MOUNT VERNON — Portions of a temporary Interstate 5 bridge could extend over the Skagit River in a day or two and the entire 160-foot gap could be filled next week, reopening freeway lanes that have been detoured since the May 23 bridge collapse, the Washington Department of Transportation said.
“We’re gradually launching the bridge across the gap,” spokesman Travis Phelps said Thursday.
The department expects to meet its goal of a mid-June reopening.
“We’re making some good progress,” he said.
National Transportation Safety Board investigators concluded their work at the scene, the agency said Wednesday. All of the bridge structure components of interest to investigators have been removed from the bottom of the river.
Some debris still has to be removed and divers have to make sure the bridge piers are in good shape to hold the temporary span, Phelps said. Some repairs also have to be made to the top of piers that will hold the replacement.
The temporary is actually two connected 24-foot wide spans being erected by the contractor, Acrow Bridges. The structure will be a total of 240 feet long for overlapping support, Phelps said. It will restore two highway lanes in each direction.
The section of the 58-year-old bridge between Mount Vernon and Burlington crumbled when a semi-truck with an oversize load hit an overhead girder. The truck made it off the bridge but two other vehicles fell into the water and three people were rescued with mostly minor injuries.
Traffic on the main highway between Seattle and Vancouver, British Columbia, has been detoured, causing congestion and delays. That section of the freeway carries an average of 71,000 vehicles a day. Washington State Patrol Trooper Sean O’Connell was killed while directing detoured traffic in Conway on May 31 when his motorcycle collided with a truck.

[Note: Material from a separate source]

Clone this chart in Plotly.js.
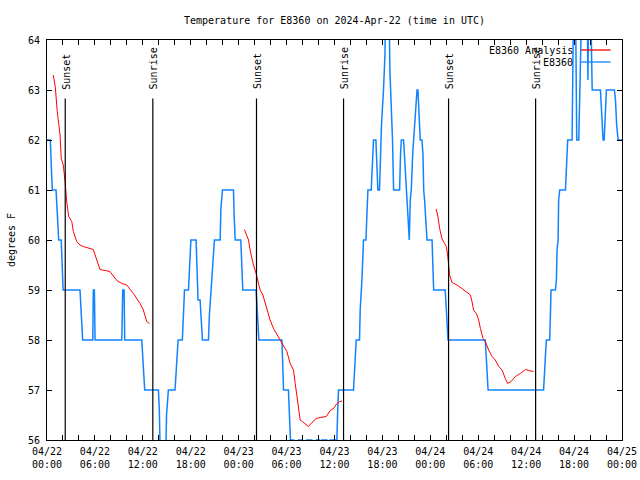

The Transportation Department is holding a public meeting Thursday night at Burlington City Hall to discuss traffic, the temporary span and a permanent replacement this fall.
The National Transportation Safety Board is still investigating and hopes to have a preliminary report on the facts and circumstances of the collapse by the end of June, spokesman Peter Knudson told the Skagit Valley Herald. A final report on the cause of the accident is months away.
Investigators finally interviewed the driver of the pilot car on Monday and examined a pole mounted on the front of her pickup truck. The pole is used to detect vertical obstructions in the path of the oversize truck.
The driver, Tammy DeTray of Olympia, said in a statement Wednesday that the pole did not touch the bridge. She would have warned the truck driver following her if it had, she said.
She was “horrified” to see the bridge collapse in her rear-view mirror, she said.
Investigators also have interviewed the driver of the oversize truck and victims of the collapse. The NTSB is still looking for another semi-truck that was on the bridge at the same time as the oversize truck.